Decoding the EUR/USD Breakdown
The fall below the 1.1500 mark indicates a stronger US Dollar, as it now takes fewer Dollars to buy one Euro. This psychological barrier is critical, as it serves as both a technical and mental threshold closely watched by traders and institutions. The breach of this level triggered a wave of stop-loss orders, intensifying the downward momentum beyond what fundamentals might suggest. Data from major trading platforms shows trading volumes have surged significantly above the 30-day average, highlighting strong institutional involvement and signaling that this is not merely a retail-driven correction.
Technical Setup and Key Price Levels
From a technical standpoint, the EUR/USD pair displays a pronounced bearish structure. Analysts have identified a key technical breakdown, with the sell-off accelerating after stronger-than-expected US economic data during the European session. The 1.1520 level initially acted as support, but its breach opened the path to 1.1480, now acting as the next critical support zone representing the previous monthly low. Below this, the 1.1425 level emerges as crucial support, marking the 2025 yearly low. A breach of this level would signal a deeper correction. On the resistance side, the 1.1580 level, aligned with the 20-day moving average, represents the first hurdle for any recovery attempt.
Interestingly, the Relative Strength Index has entered oversold territory, which might prompt a short-term technical rebound or consolidation. However, this should not be mistaken for a sustained reversal signal. The 50, 100, and 200-day moving averages have all turned into resistance, reinforcing the negative trend structure. Historically, the 1.1400-1.1500 zone has been a major support area, with breaches below it being rare and often preceding sustained downtrends.

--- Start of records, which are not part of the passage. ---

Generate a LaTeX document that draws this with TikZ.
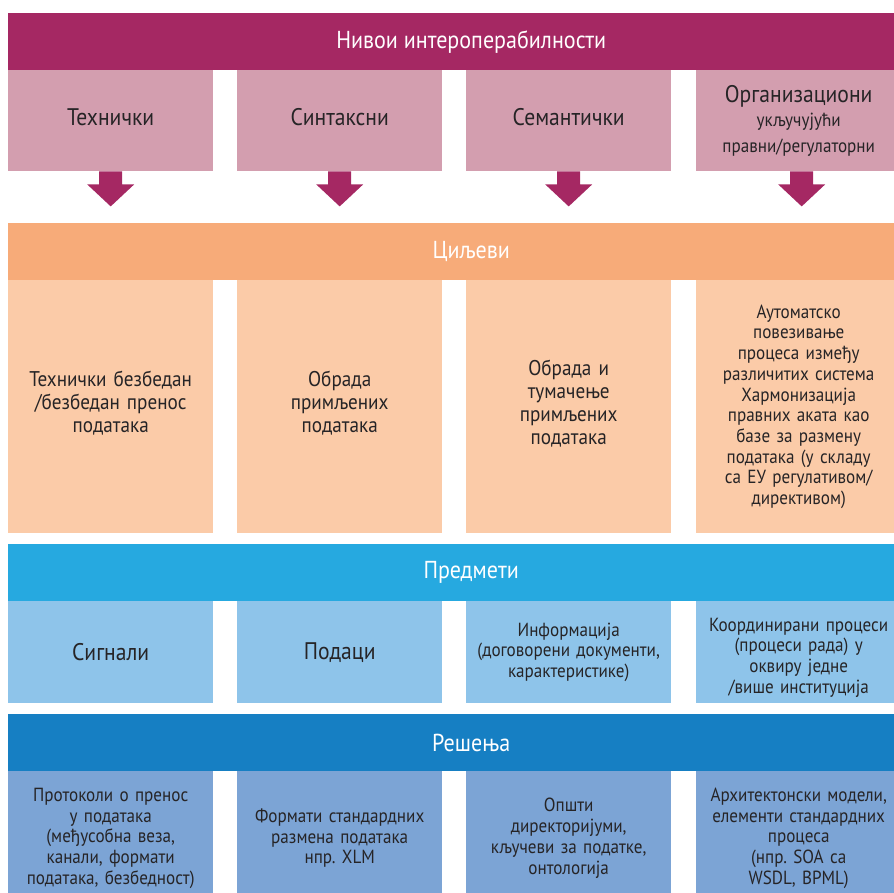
\documentclass[tikz,border=0pt]{standalone}
\usepackage{fontspec}
\setmainfont[FakeStretch=0.9]{PT Sans}
\usetikzlibrary{positioning,calc}
\definecolor{hdr}{RGB}{165,40,99}
\definecolor{lvl}{RGB}{211,158,175}
\definecolor{obnd}{RGB}{247,171,121}
\definecolor{obox}{RGB}{251,203,168}
\definecolor{bbnd}{RGB}{38,169,224}
\definecolor{bbox}{RGB}{142,196,234}
\definecolor{dbnd}{RGB}{22,127,195}
\definecolor{dbox}{RGB}{124,164,213}
\definecolor{txt}{RGB}{38,36,38}
\newcommand{\lowpad}[1]{\rule[-#1]{0pt}{0pt}}
\newcommand{\toppad}[1]{\rule{0pt}{#1}}
\tikzset{
  band/.style={anchor=north west, minimum width=926pt, inner sep=0pt, text=white,
    font=\fontsize{24.5}{26}\selectfont},
  cell/.style={anchor=north west, minimum width=205pt, inner sep=0pt, text=txt,
    align=center, text width=205pt},
  bigtxt/.style={font=\fontsize{24}{26}\selectfont},
  smalltxt/.style={font=\fontsize{19}{20.7}\selectfont},
  midtxt/.style={font=\fontsize{21.3}{23}\selectfont},
  blockarrow/.style={fill=hdr},
}
\begin{document}
\frenchspacing
\begin{tikzpicture}[x=1pt,y=1pt]
\useasboundingbox (0,0) rectangle (894,-893);
\clip (0,0) rectangle (894,-893);
% header band
\node[band, fill=hdr, minimum height=57pt] (hdr) at (8,-13) {Нивои интероперабилности};
% level boxes
\node[cell, bigtxt, fill=lvl, minimum height=101pt] (l1) at (8,-70) {Технички\lowpad{7pt}};
\node[cell, bigtxt, fill=lvl, minimum height=101pt] (l2) at (237,-70) {Синтаксни\lowpad{7pt}};
\node[cell, bigtxt, fill=lvl, minimum height=101pt] (l3) at (466,-70) {Семантички\lowpad{7pt}};
\node[cell, bigtxt, fill=lvl, minimum height=101pt] (l4) at (696,-70) {Организациони\\[-2pt]{\fontsize{19}{26}\selectfont укључујући\\правни/регулаторни}};
% arrows
\foreach \n/\dx in {l1/0,l2/0,l3/0,l4/3}{
  \fill[blockarrow] ($(\n.south)+(\dx,0)$) ++(-11.5,0) -- ++(0,-13) -- ++(-12,0) -- ++(23.5,-22) -- ++(23.5,22) -- ++(-12,0) -- ++(0,13) -- cycle;
}
% goals
\node[band, fill=obnd, minimum height=57pt] (goals) at (8,-223) {Циљеви};
\node[cell, midtxt, fill=obox, minimum height=253pt] (g1) at (8,-280) {Технички безбедан\\/безбедан пренос\\података\lowpad{9pt}};
\node[cell, midtxt, fill=obox, minimum height=253pt] (g2) at (237,-280) {Обрада\\примљених\\података\lowpad{9pt}};
\node[cell, midtxt, fill=obox, minimum height=253pt] (g3) at (466,-280) {Обрада и\\тумачење\\примљених\\података\lowpad{9pt}};
\node[cell, smalltxt, fill=obox, minimum height=253pt] (g4) at (696,-280) {Аутоматско\\повезивање\\процеса између\\различитих система\\Хармонизација\\правних аката као\\базе за размену\\података (у складу\\са ЕУ регулативом/\\директивом)};
% subjects
\node[band, fill=bbnd, minimum height=57pt] (subj) at (8,-544) {Предмети};
\node[cell, bigtxt, fill=bbox, minimum height=102pt] (s1) at (8,-601) {Сигнали};
\node[cell, bigtxt, fill=bbox, minimum height=102pt] (s2) at (237,-601) {Подаци};
\node[cell, smalltxt, fill=bbox, minimum height=102pt] (s3) at (466,-601) {Информација\\(договорени документи,\\карактеристике)};
\node[cell, smalltxt, fill=bbox, minimum height=102pt] (s4) at (696,-601) {\toppad{24pt}Координирани процеси\\(процеси рада) у\\оквиру једне\\/више институција};
% solutions
\node[band, fill=dbnd, minimum height=57pt] (sol) at (8,-714) {Решења};
\node[cell, smalltxt, fill=dbox, minimum height=134pt] (r1) at (8,-771) {Протоколи о пренос\\у података\\(међусобна веза,\\канали, формати\\података, безбедност)};
\node[cell, smalltxt, fill=dbox, minimum height=134pt] (r2) at (237,-771) {Формати стандардних\\размена података\\нпр. XLM};
\node[cell, smalltxt, fill=dbox, minimum height=134pt] (r3) at (466,-771) {Општи\\директоријуми,\\кључеви за податке,\\онтологија};
\node[cell, smalltxt, fill=dbox, minimum height=134pt] (r4) at (696,-771) {Архитектонски модели,\\елементи стандардних\\процеса\\(нпр. SOA са\\WSDL, BPML)};
\end{tikzpicture}
\end{document}
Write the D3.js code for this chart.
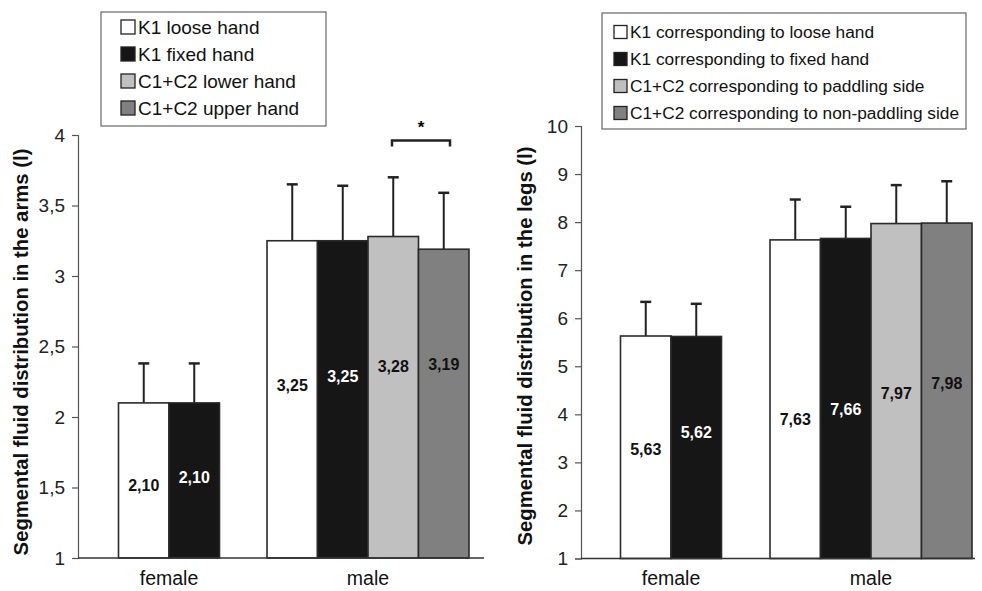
<!DOCTYPE html>
<html>
<head>
<meta charset="utf-8">
<script src="https://cdn.jsdelivr.net/npm/d3@7"></script>
<style>
  body { margin: 0; background: #fff; }
  svg { font-family: "Liberation Sans", Arial, sans-serif; }
</style>
</head>
<body>
<div id="svgDiv"></div>
<script>
// data
var groups = ["female", "male"];
var fills = ["#ffffff", "#161616", "#c0c0c0", "#808080"];

var armsSeries = ["K1 loose hand", "K1 fixed hand", "C1+C2 lower hand", "C1+C2 upper hand"];
var armsFemale = [2.10, 2.10];
var armsFemaleSD = [0.28, 0.28];
var armsMale = [3.25, 3.25, 3.28, 3.19];
var armsMaleSD = [0.40, 0.39, 0.42, 0.40];
var armsTicks = [1, 1.5, 2, 2.5, 3, 3.5, 4];

var legsSeries = ["K1 corresponding to loose hand", "K1 corresponding to fixed hand",
                  "C1+C2 corresponding to paddling side", "C1+C2 corresponding to non-paddling side"];
var legsFemale = [5.63, 5.62];
var legsFemaleSD = [0.71, 0.68];
var legsMale = [7.63, 7.66, 7.97, 7.98];
var legsMaleSD = [0.84, 0.66, 0.80, 0.87];
var legsTicks = [1, 2, 3, 4, 5, 6, 7, 8, 9, 10];

var svg = d3.select("#svgDiv").append("svg")
            .attr("width", 982)
            .attr("height", 591);

function fmt(v, dec){ return d3.format("." + dec + "f")(v).replace(".", ","); }

function drawPanel(p){
  var g = svg.append("g");
  var y = d3.scaleLinear().domain(p.yDomain).range([p.yBottom, p.yTop]);
  var x = d3.scalePoint().domain(groups).range(p.groupCenters);
  var bw = 50.5;

  // y axis
  var yAxis = d3.axisLeft(y).tickValues(p.ticks).tickSize(6).tickPadding(7)
                .tickFormat(function(d){ return fmt(d, d % 1 ? 1 : 0); });
  var ya = g.append("g").attr("transform", "translate(" + p.xLeft + ",0)").call(yAxis);
  ya.select(".domain").attr("stroke", "#555").attr("stroke-width", 1.2);
  ya.selectAll(".tick line").attr("stroke", "#555").attr("stroke-width", 1.2);
  ya.selectAll(".tick text").attr("font-size", "19px").attr("fill", "#222")
    .attr("font-family", "Liberation Sans, Arial, sans-serif");

  // y title
  g.append("text")
   .attr("transform", "translate(" + p.titleX + "," + p.titleY + ") rotate(-90)")
   .attr("text-anchor", "middle")
   .attr("dy", "0.35em")
   .attr("font-size", "20.3px")
   .attr("font-weight", "bold")
   .attr("fill", "#111")
   .text(p.title);

  var sets = [
    {grp: "female", vals: p.female, sd: p.femaleSD, off: p.labelOff[0], step: p.labelStep[0]},
    {grp: "male", vals: p.male, sd: p.maleSD, off: p.labelOff[1], step: p.labelStep[1]}
  ];

  sets.forEach(function(s){
    var n = s.vals.length;
    var x0 = x(s.grp) - n * bw / 2;
    var data = s.vals.map(function(v, i){ return {v: v, sd: s.sd[i], i: i}; });
    var bg = g.append("g");

    // error bars (drawn under the bars)
    bg.selectAll(".err").data(data).enter().append("line")
      .attr("x1", function(d){ return x0 + d.i * bw + bw / 2; })
      .attr("x2", function(d){ return x0 + d.i * bw + bw / 2; })
      .attr("y1", function(d){ return y(d.v); })
      .attr("y2", function(d){ return y(d.v + d.sd); })
      .attr("stroke", "#222").attr("stroke-width", 2);
    bg.selectAll(".cap").data(data).enter().append("line")
      .attr("x1", function(d){ return x0 + d.i * bw + bw / 2 - 5.5; })
      .attr("x2", function(d){ return x0 + d.i * bw + bw / 2 + 5.5; })
      .attr("y1", function(d){ return y(d.v + d.sd); })
      .attr("y2", function(d){ return y(d.v + d.sd); })
      .attr("stroke", "#222").attr("stroke-width", 2.5);

    bg.selectAll("rect").data(data).enter().append("rect")
      .attr("x", function(d){ return x0 + d.i * bw; })
      .attr("y", function(d){ return y(d.v); })
      .attr("width", bw)
      .attr("height", function(d){ return y(p.yDomain[0]) - y(d.v); })
      .attr("fill", function(d){ return fills[d.i]; })
      .attr("stroke", "#2a2a2a").attr("stroke-width", 1.6);

    bg.selectAll(".lbl").data(data).enter().append("text")
      .attr("x", function(d){ return x0 + d.i * bw + bw / 2; })
      .attr("y", function(d){ return (y(d.v) + y(p.yDomain[0])) / 2 + s.off - d.i * s.step; })
      .attr("dy", "0.35em")
      .attr("text-anchor", "middle")
      .attr("font-size", "16px")
      .attr("font-weight", "bold")
      .attr("fill", function(d){ return d.i === 1 ? "#fff" : "#111"; })
      .text(function(d){ return fmt(d.v, 2); });
  });

  // x axis line
  g.append("line")
   .attr("x1", p.xLeft).attr("x2", p.xRight)
   .attr("y1", y(p.yDomain[0])).attr("y2", y(p.yDomain[0]))
   .attr("stroke", "#333").attr("stroke-width", 1.6);

  g.selectAll(".xl").data(groups).enter().append("text")
   .attr("x", function(d){ return x(d); })
   .attr("y", 585)
   .attr("text-anchor", "middle")
   .attr("font-size", "19.5px")
   .attr("fill", "#111")
   .text(function(d){ return d; });

  // legend
  var lg = g.append("g");
  lg.append("rect")
    .attr("x", p.legend.x).attr("y", p.legend.y)
    .attr("width", p.legend.w).attr("height", p.legend.h)
    .attr("fill", "#fff").attr("stroke", "#666").attr("stroke-width", 1.2);
  var items = lg.selectAll(".item").data(p.series).enter().append("g")
    .attr("transform", function(d, i){
      return "translate(" + p.legend.sx + "," + (p.legend.y0 + i * p.legend.dy) + ")";
    });
  items.append("rect")
    .attr("x", 0).attr("y", -p.legend.sq / 2)
    .attr("width", p.legend.sq).attr("height", p.legend.sq)
    .attr("fill", function(d, i){ return fills[i]; })
    .attr("stroke", "#222").attr("stroke-width", 1.3);
  items.append("text")
    .attr("x", p.legend.sq + 3).attr("dy", "0.36em")
    .attr("font-size", p.legend.fs)
    .attr("fill", "#111")
    .text(function(d){ return d; });

  return {g: g, y: y};
}

var arms = drawPanel({
  yDomain: [1, 4], yBottom: 558, yTop: 135, ticks: armsTicks,
  xLeft: 78, xRight: 484, groupCenters: [169, 368],
  title: "Segmental fluid distribution in the arms (l)", titleX: 21, titleY: 352,
  female: armsFemale, femaleSD: armsFemaleSD, male: armsMale, maleSD: armsMaleSD,
  labelOff: [5, -14], labelStep: [8.5, 8.5],
  series: armsSeries,
  legend: {x: 101, y: 12, w: 225, h: 114, sx: 121, y0: 27, dy: 27, sq: 14, fs: "19px"}
});

// significance bracket between the two C1+C2 bars
var br = arms.g.append("g");
br.append("path")
  .attr("d", "M392,146.5V140.5H450V146.5")
  .attr("fill", "none").attr("stroke", "#222").attr("stroke-width", 2.5);
br.append("text")
  .attr("x", 421).attr("y", 133)
  .attr("text-anchor", "middle")
  .attr("font-size", "17px").attr("font-weight", "bold")
  .text("*");

drawPanel({
  yDomain: [1, 10], yBottom: 558.5, yTop: 126, ticks: legsTicks,
  xLeft: 581, xRight: 975, groupCenters: [671, 871],
  title: "Segmental fluid distribution in the legs (l)", titleX: 525, titleY: 346,
  female: legsFemale, femaleSD: legsFemaleSD, male: legsMale, maleSD: legsMaleSD,
  labelOff: [2, 20], labelStep: [17, 9],
  series: legsSeries,
  legend: {x: 602, y: 13, w: 364, h: 116, sx: 614, y0: 32, dy: 27, sq: 13, fs: "17.3px"}
});
</script>
</body>
</html>
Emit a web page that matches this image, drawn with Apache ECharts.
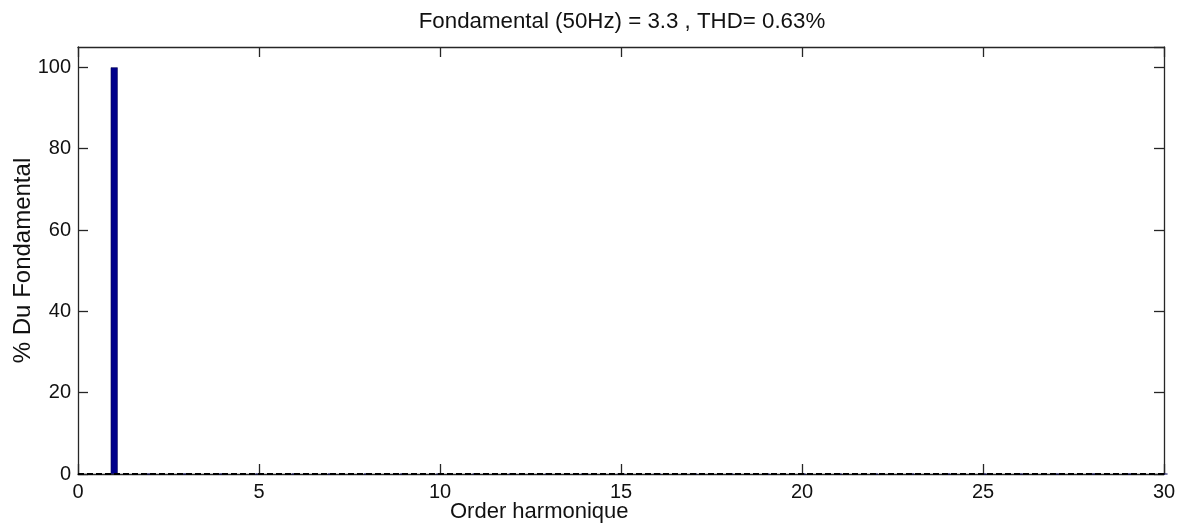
<!DOCTYPE html>
<html>
<head>
<meta charset="utf-8">
<script src="https://cdn.jsdelivr.net/npm/echarts@6/dist/echarts.min.js"></script>
<style>
  html, body { margin: 0; padding: 0; background: #fff; overflow: hidden; }
  #chart { width: 1182px; height: 525px; }
</style>
</head>
<body>
<div id="chart"></div>
<script>
// Harmonic spectrum: amplitude of each harmonic order as % of the fundamental
const harmonicOrders = [1, 2, 3, 4, 5, 6, 7, 8, 9, 10, 11, 12, 13, 14, 15,
                        16, 17, 18, 19, 20, 21, 22, 23, 24, 25, 26, 27, 28, 29, 30];
const percentOfFundamental = [100, 0, 0, 0, 0, 0, 0, 0, 0, 0, 0, 0, 0, 0, 0,
                              0, 0, 0, 0, 0, 0, 0, 0, 0, 0, 0, 0, 0, 0, 0];
const baselineX = [0, 30];
const baselineY = [0, 0];
const titleText = 'Fondamental (50Hz) = 3.3 , THD= 0.63%';
const xAxisName = 'Order harmonique';
const yAxisName = '% Du Fondamental';

const FONT = '"Liberation Sans", Arial, sans-serif';
const AXIS_COLOR = '#262626';

const chart = echarts.init(document.getElementById('chart'), null, { renderer: 'canvas' });

const barData = harmonicOrders.map((h, i) => [h, percentOfFundamental[i]]);
const baseData = baselineX.map((x, i) => [x, baselineY[i]]);

const xCommon = {
  type: 'value', min: 0, max: 30, interval: 5,
  axisLine: { show: true, onZero: false, lineStyle: { color: AXIS_COLOR, width: 1.3 } },
  axisTick: { show: true, inside: true, length: 10, lineStyle: { color: AXIS_COLOR, width: 1.3 } },
  splitLine: { show: false }
};
const yCommon = {
  type: 'value', min: 0, max: 105, interval: 20,
  axisLine: { show: true, onZero: false, lineStyle: { color: AXIS_COLOR, width: 1.3 } },
  axisTick: { show: true, inside: true, length: 10, lineStyle: { color: AXIS_COLOR, width: 1.3 } },
  splitLine: { show: false }
};

chart.setOption({
  animation: false,
  backgroundColor: '#fff',
  title: {
    text: titleText,
    left: 617, top: 6, textAlign: 'center',
    textStyle: { fontFamily: FONT, fontSize: 22.3, fontWeight: 'normal', color: '#111' }
  },
  grid: {
    left: 78, right: 18, top: 47, bottom: 51,
    containLabel: false, outerBoundsMode: 'none'
  },
  graphic: [
    {
      type: 'text',
      left: 540 - 90, bottom: 2,
      style: { text: xAxisName, fontFamily: FONT, fontSize: 22, fill: '#111' }
    }
  ],
  xAxis: [
    Object.assign({}, xCommon, {
      position: 'bottom',
      axisLabel: { show: true, margin: 8, fontFamily: FONT, fontSize: 20, color: '#111' }
    }),
    Object.assign({}, xCommon, {
      position: 'top',
      axisLabel: { show: false }
    })
  ],
  yAxis: [
    Object.assign({}, yCommon, {
      position: 'left',
      name: yAxisName, nameLocation: 'middle', nameGap: 43, nameRotate: 90,
      nameMoveOverlap: false,
      nameTextStyle: { fontFamily: FONT, fontSize: 24, color: '#111' },
      axisLabel: { show: true, margin: 7, showMaxLabel: false, fontFamily: FONT, fontSize: 20, color: '#111' }
    }),
    Object.assign({}, yCommon, {
      position: 'right',
      axisLabel: { show: false }
    })
  ],
  series: [
    {
      type: 'bar',
      xAxisIndex: 0, yAxisIndex: 0,
      data: barData,
      barWidth: 7,
      itemStyle: { color: '#00008b', borderColor: '#000050', borderWidth: 0.6 },
      z: 2
    },
    {
      type: 'line',
      xAxisIndex: 0, yAxisIndex: 0,
      data: baseData,
      symbol: 'none',
      lineStyle: { color: '#000', width: 2, type: [6, 3] },
      z: 3
    }
  ]
});
</script>
</body>
</html>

Fundamental Drivers Behind USD Strength
The strength of the US Dollar is not solely due to technical factors. Geopolitical tensions from regional conflicts have made traders anxious about inflation risks, with rising oil prices playing a central role in repricing Federal Reserve rate expectations higher. Safe-haven demand for the US Dollar continues as investors seek refuge in the world's most liquid currency. Meanwhile, the fundamental divergences between the Eurozone and the United States are becoming increasingly pronounced. While the USD has strengthened broadly, the Euro's decline against the Swiss Franc and British Pound has been more contained, suggesting the current dynamic is specifically a EUR/USD and Dollar-strength story rather than widespread Euro weakness across all pairs.
Critical Events to Watch
Attention now turns to upcoming central bank communications and economic data. Fed and European Central Bank interest rate decisions will be pivotal this week, as markets adjust expectations for monetary policy divergence. US Non-Farm Payroll data represents another critical catalyst that could either reinforce or challenge the current bearish EUR/USD setup. Additionally, inflation readings and growth data from both the United States and Eurozone could significantly influence currency valuations. The 1.1500 level now serves as a crucial battleground likely to determine the pair's direction for the remainder of the quarter.
Key Takeaways for Traders
For traders navigating this environment, several action items emerge. First, respect the technical levels identified above, as they represent key inflection points where institutional orders are likely clustered. Second, recognize that oversold readings do not guarantee reversals, especially in a bearish trend structure. Third, closely monitor central bank communications, as policy divergence between the Fed and ECB remains the primary driver of EUR/USD valuations over the medium term. Finally, consider the risk-reward setup carefully. The current setup offers attractive risk-reward for those with bearish EUR/USD views, but aggressive moves lower could trap traders if geopolitical tensions ease or if ECB hawkishness surprises markets.
The EUR/USD decline toward 1.1500 reflects real fundamental divergences and risk-off sentiment, not merely technical selling. Traders should remain vigilant about support levels while staying attuned to macro developments that could shift the balance of power between these two major currencies.